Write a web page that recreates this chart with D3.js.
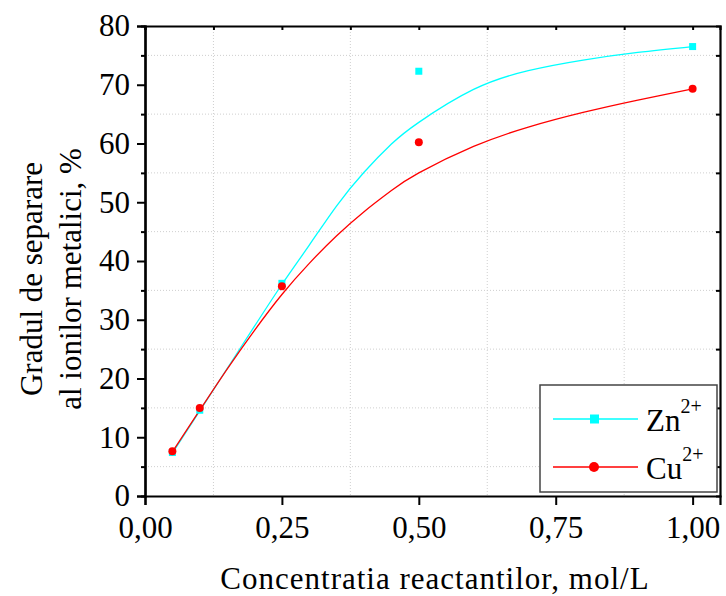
<!DOCTYPE html>
<html>
<head>
<meta charset="utf-8">
<script src="https://cdn.jsdelivr.net/npm/d3@7"></script>
<style>
  body { margin: 0; background: #fff; }
  svg, svg text { font-family: "Liberation Serif", "Times New Roman", Times, Tinos, "DejaVu Serif", "Noto Serif", serif; }
</style>
</head>
<body>
<div id="container"></div>
<script>
const WIDTH = 726;
const HEIGHT = 596;
const FONT = '"Liberation Serif", "Times New Roman", Times, Tinos, "DejaVu Serif", "Noto Serif", serif';

// measured points
const concentrations = [0.05, 0.1, 0.25, 0.5, 1.0];
const znValues = [7.4, 14.6, 36.2, 72.3, 76.5];
const cuValues = [7.6, 15.0, 35.7, 60.2, 69.3];

// fitted curves
const fitX = [0.05, 0.1, 0.15, 0.2, 0.25, 0.3, 0.35, 0.4, 0.45, 0.5, 0.6, 0.7, 0.8, 0.9, 1.0];
const znFit = [7.3, 14.5, 21.7, 28.9, 36.0, 42.7, 49.4, 55.1, 59.9, 63.6, 69.2, 72.4, 74.2, 75.5, 76.5];
const cuFit = [7.5, 14.6, 21.6, 28.2, 34.3, 39.6, 44.3, 48.4, 52.0, 55.0, 59.5, 62.8, 65.3, 67.4, 69.3];

const xTicks = [0, 0.25, 0.5, 0.75, 1.0];
const xMinor = [0.125, 0.375, 0.625, 0.875];
const yTicks = [0, 10, 20, 30, 40, 50, 60, 70, 80];
const yMinor = [5, 15, 25, 35, 45, 55, 65, 75];

const seriesNames = ["Zn", "Cu"];
const seriesColors = ["#00ffff", "#ff0000"];

const x = d3.scaleLinear().domain([0, 1.05]).range([145, 720]);
const y = d3.scaleLinear().domain([0, 80]).range([496, 26]);

const svg = d3.select("#container")
  .append("svg")
  .attr("width", WIDTH)
  .attr("height", HEIGHT)
  .attr("font-family", FONT);

// dotted grid on minor positions
const grid = svg.append("g").attr("stroke", "#cfcfcf").attr("stroke-width", 1).attr("stroke-dasharray", "1,2");
grid.selectAll(".gx").data(xMinor).enter().append("line")
  .attr("x1", (d) => x(d)).attr("x2", (d) => x(d))
  .attr("y1", y(80)).attr("y2", y(0));
grid.selectAll(".gy").data(yMinor).enter().append("line")
  .attr("x1", x(0)).attr("x2", x(1.05))
  .attr("y1", (d) => y(d)).attr("y2", (d) => y(d));

const fmt = (d) => d3.format(".2f")(d).replace(".", ",");

function styleAxis(g) {
  g.attr("font-family", FONT).attr("font-size", 31);
  g.select(".domain").attr("stroke", "#000").attr("stroke-width", 2.2);
  g.selectAll(".tick line").attr("stroke", "#000").attr("stroke-width", 2);
  g.selectAll(".tick text").attr("fill", "#000");
}

svg.append("g")
  .attr("transform", `translate(0, ${y(0)})`)
  .call(d3.axisBottom(x).tickValues(xTicks).tickFormat(fmt).tickSizeOuter(0).tickSize(9).tickPadding(11))
  .call(styleAxis);

svg.append("g")
  .attr("transform", `translate(0, ${y(80)})`)
  .call(d3.axisTop(x).tickValues(xTicks.concat(xMinor)).tickFormat("").tickSizeOuter(0).tickSize(-4))
  .call(styleAxis);

svg.append("g")
  .attr("transform", `translate(${x(0)}, 0)`)
  .call(d3.axisLeft(y).tickValues(yTicks).tickSizeOuter(0).tickSize(8).tickPadding(7))
  .call(styleAxis);

svg.append("g")
  .attr("transform", `translate(${x(0)}, 0)`)
  .call(d3.axisLeft(y).tickValues(yMinor).tickFormat("").tickSizeOuter(0).tickSize(4))
  .call(styleAxis);

svg.append("g")
  .attr("transform", `translate(${x(1.05)}, 0)`)
  .call(d3.axisRight(y).tickValues(yMinor).tickFormat("").tickSizeOuter(0).tickSize(-4))
  .call(styleAxis);

// fit curves
const line = d3.line().x((d) => x(d[0])).y((d) => y(d[1])).curve(d3.curveNatural);
svg.append("path")
  .datum(d3.zip(fitX, znFit))
  .attr("fill", "none").attr("stroke", seriesColors[0]).attr("stroke-width", 1.3)
  .attr("d", line);
svg.append("path")
  .datum(d3.zip(fitX, cuFit))
  .attr("fill", "none").attr("stroke", seriesColors[1]).attr("stroke-width", 1.3)
  .attr("d", line);

// points
svg.selectAll(".zn").data(d3.zip(concentrations, znValues)).enter().append("rect")
  .attr("x", (d) => x(d[0]) - 3.5).attr("y", (d) => y(d[1]) - 3.5)
  .attr("width", 7).attr("height", 7)
  .attr("fill", seriesColors[0]);
svg.selectAll(".cu").data(d3.zip(concentrations, cuValues)).enter().append("circle")
  .attr("cx", (d) => x(d[0])).attr("cy", (d) => y(d[1]))
  .attr("r", 4)
  .attr("fill", seriesColors[1]);

// legend
const legend = svg.append("g");
legend.append("rect")
  .attr("x", 540).attr("y", 385).attr("width", 177).attr("height", 107)
  .attr("fill", "#fff").attr("stroke", "#444").attr("stroke-width", 1.5);

seriesNames.forEach((name, i) => {
  const ly = 419 + i * 48;
  legend.append("line")
    .attr("x1", 553).attr("x2", 638).attr("y1", ly).attr("y2", ly)
    .attr("stroke", seriesColors[i]).attr("stroke-width", 1.3);
  if (i === 0) {
    legend.append("rect").attr("x", 590).attr("y", ly - 4.5).attr("width", 9).attr("height", 9)
      .attr("fill", seriesColors[i]);
  } else {
    legend.append("circle").attr("cx", 594).attr("cy", ly).attr("r", 5).attr("fill", seriesColors[i]);
  }
  const t = legend.append("text").attr("x", 646).attr("y", ly + 12).attr("font-size", 31);
  t.append("tspan").text(name);
  t.append("tspan").attr("dy", -18).attr("font-size", 20).text("2+");
});

// axis titles
svg.append("text")
  .attr("x", 435).attr("y", 589)
  .attr("text-anchor", "middle")
  .attr("font-size", 31)
  .attr("letter-spacing", 1)
  .text("Concentratia reactantilor, mol/L");

const yTitle = svg.append("text")
  .attr("transform", "translate(42, 279) rotate(-90)")
  .attr("text-anchor", "middle")
  .attr("font-size", 31);
yTitle.append("tspan").attr("x", 0).attr("y", 0).text("Gradul de separare");
yTitle.append("tspan").attr("x", 0).attr("y", 39).text("al ionilor metalici, %");
</script>
</body>
</html>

(Short exercise) Copy out all of the material exactly as written, without its pictures.

(Solution for this exercise)
Write a web page that recreates this chart with D3.js.
<!DOCTYPE html>
<html>
<head>
<meta charset="utf-8">
<script src="https://cdn.jsdelivr.net/npm/d3@7"></script>
<style>
  body { margin: 0; background: #fff; }
  svg, svg text { font-family: "Liberation Serif", "Times New Roman", Times, Tinos, "DejaVu Serif", "Noto Serif", serif; }
</style>
</head>
<body>
<div id="container"></div>
<script>
const WIDTH = 726;
const HEIGHT = 596;
const FONT = '"Liberation Serif", "Times New Roman", Times, Tinos, "DejaVu Serif", "Noto Serif", serif';

// measured points
const concentrations = [0.05, 0.1, 0.25, 0.5, 1.0];
const znValues = [7.4, 14.6, 36.2, 72.3, 76.5];
const cuValues = [7.6, 15.0, 35.7, 60.2, 69.3];

// fitted curves
const fitX = [0.05, 0.1, 0.15, 0.2, 0.25, 0.3, 0.35, 0.4, 0.45, 0.5, 0.6, 0.7, 0.8, 0.9, 1.0];
const znFit = [7.3, 14.5, 21.7, 28.9, 36.0, 42.7, 49.4, 55.1, 59.9, 63.6, 69.2, 72.4, 74.2, 75.5, 76.5];
const cuFit = [7.5, 14.6, 21.6, 28.2, 34.3, 39.6, 44.3, 48.4, 52.0, 55.0, 59.5, 62.8, 65.3, 67.4, 69.3];

const xTicks = [0, 0.25, 0.5, 0.75, 1.0];
const xMinor = [0.125, 0.375, 0.625, 0.875];
const yTicks = [0, 10, 20, 30, 40, 50, 60, 70, 80];
const yMinor = [5, 15, 25, 35, 45, 55, 65, 75];

const seriesNames = ["Zn", "Cu"];
const seriesColors = ["#00ffff", "#ff0000"];

const x = d3.scaleLinear().domain([0, 1.05]).range([145, 720]);
const y = d3.scaleLinear().domain([0, 80]).range([496, 26]);

const svg = d3.select("#container")
  .append("svg")
  .attr("width", WIDTH)
  .attr("height", HEIGHT)
  .attr("font-family", FONT);

// dotted grid on minor positions
const grid = svg.append("g").attr("stroke", "#cfcfcf").attr("stroke-width", 1).attr("stroke-dasharray", "1,2");
grid.selectAll(".gx").data(xMinor).enter().append("line")
  .attr("x1", (d) => x(d)).attr("x2", (d) => x(d))
  .attr("y1", y(80)).attr("y2", y(0));
grid.selectAll(".gy").data(yMinor).enter().append("line")
  .attr("x1", x(0)).attr("x2", x(1.05))
  .attr("y1", (d) => y(d)).attr("y2", (d) => y(d));

const fmt = (d) => d3.format(".2f")(d).replace(".", ",");

function styleAxis(g) {
  g.attr("font-family", FONT).attr("font-size", 31);
  g.select(".domain").attr("stroke", "#000").attr("stroke-width", 2.2);
  g.selectAll(".tick line").attr("stroke", "#000").attr("stroke-width", 2);
  g.selectAll(".tick text").attr("fill", "#000");
}

svg.append("g")
  .attr("transform", `translate(0, ${y(0)})`)
  .call(d3.axisBottom(x).tickValues(xTicks).tickFormat(fmt).tickSizeOuter(0).tickSize(9).tickPadding(11))
  .call(styleAxis);

svg.append("g")
  .attr("transform", `translate(0, ${y(80)})`)
  .call(d3.axisTop(x).tickValues(xTicks.concat(xMinor)).tickFormat("").tickSizeOuter(0).tickSize(-4))
  .call(styleAxis);

svg.append("g")
  .attr("transform", `translate(${x(0)}, 0)`)
  .call(d3.axisLeft(y).tickValues(yTicks).tickSizeOuter(0).tickSize(8).tickPadding(7))
  .call(styleAxis);

svg.append("g")
  .attr("transform", `translate(${x(0)}, 0)`)
  .call(d3.axisLeft(y).tickValues(yMinor).tickFormat("").tickSizeOuter(0).tickSize(4))
  .call(styleAxis);

svg.append("g")
  .attr("transform", `translate(${x(1.05)}, 0)`)
  .call(d3.axisRight(y).tickValues(yMinor).tickFormat("").tickSizeOuter(0).tickSize(-4))
  .call(styleAxis);

// fit curves
const line = d3.line().x((d) => x(d[0])).y((d) => y(d[1])).curve(d3.curveNatural);
svg.append("path")
  .datum(d3.zip(fitX, znFit))
  .attr("fill", "none").attr("stroke", seriesColors[0]).attr("stroke-width", 1.3)
  .attr("d", line);
svg.append("path")
  .datum(d3.zip(fitX, cuFit))
  .attr("fill", "none").attr("stroke", seriesColors[1]).attr("stroke-width", 1.3)
  .attr("d", line);

// points
svg.selectAll(".zn").data(d3.zip(concentrations, znValues)).enter().append("rect")
  .attr("x", (d) => x(d[0]) - 3.5).attr("y", (d) => y(d[1]) - 3.5)
  .attr("width", 7).attr("height", 7)
  .attr("fill", seriesColors[0]);
svg.selectAll(".cu").data(d3.zip(concentrations, cuValues)).enter().append("circle")
  .attr("cx", (d) => x(d[0])).attr("cy", (d) => y(d[1]))
  .attr("r", 4)
  .attr("fill", seriesColors[1]);

// legend
const legend = svg.append("g");
legend.append("rect")
  .attr("x", 540).attr("y", 385).attr("width", 177).attr("height", 107)
  .attr("fill", "#fff").attr("stroke", "#444").attr("stroke-width", 1.5);

seriesNames.forEach((name, i) => {
  const ly = 419 + i * 48;
  legend.append("line")
    .attr("x1", 553).attr("x2", 638).attr("y1", ly).attr("y2", ly)
    .attr("stroke", seriesColors[i]).attr("stroke-width", 1.3);
  if (i === 0) {
    legend.append("rect").attr("x", 590).attr("y", ly - 4.5).attr("width", 9).attr("height", 9)
      .attr("fill", seriesColors[i]);
  } else {
    legend.append("circle").attr("cx", 594).attr("cy", ly).attr("r", 5).attr("fill", seriesColors[i]);
  }
  const t = legend.append("text").attr("x", 646).attr("y", ly + 12).attr("font-size", 31);
  t.append("tspan").text(name);
  t.append("tspan").attr("dy", -18).attr("font-size", 20).text("2+");
});

// axis titles
svg.append("text")
  .attr("x", 435).attr("y", 589)
  .attr("text-anchor", "middle")
  .attr("font-size", 31)
  .attr("letter-spacing", 1)
  .text("Concentratia reactantilor, mol/L");

const yTitle = svg.append("text")
  .attr("transform", "translate(42, 279) rotate(-90)")
  .attr("text-anchor", "middle")
  .attr("font-size", 31);
yTitle.append("tspan").attr("x", 0).attr("y", 0).text("Gradul de separare");
yTitle.append("tspan").attr("x", 0).attr("y", 39).text("al ionilor metalici, %");
</script>
</body>
</html>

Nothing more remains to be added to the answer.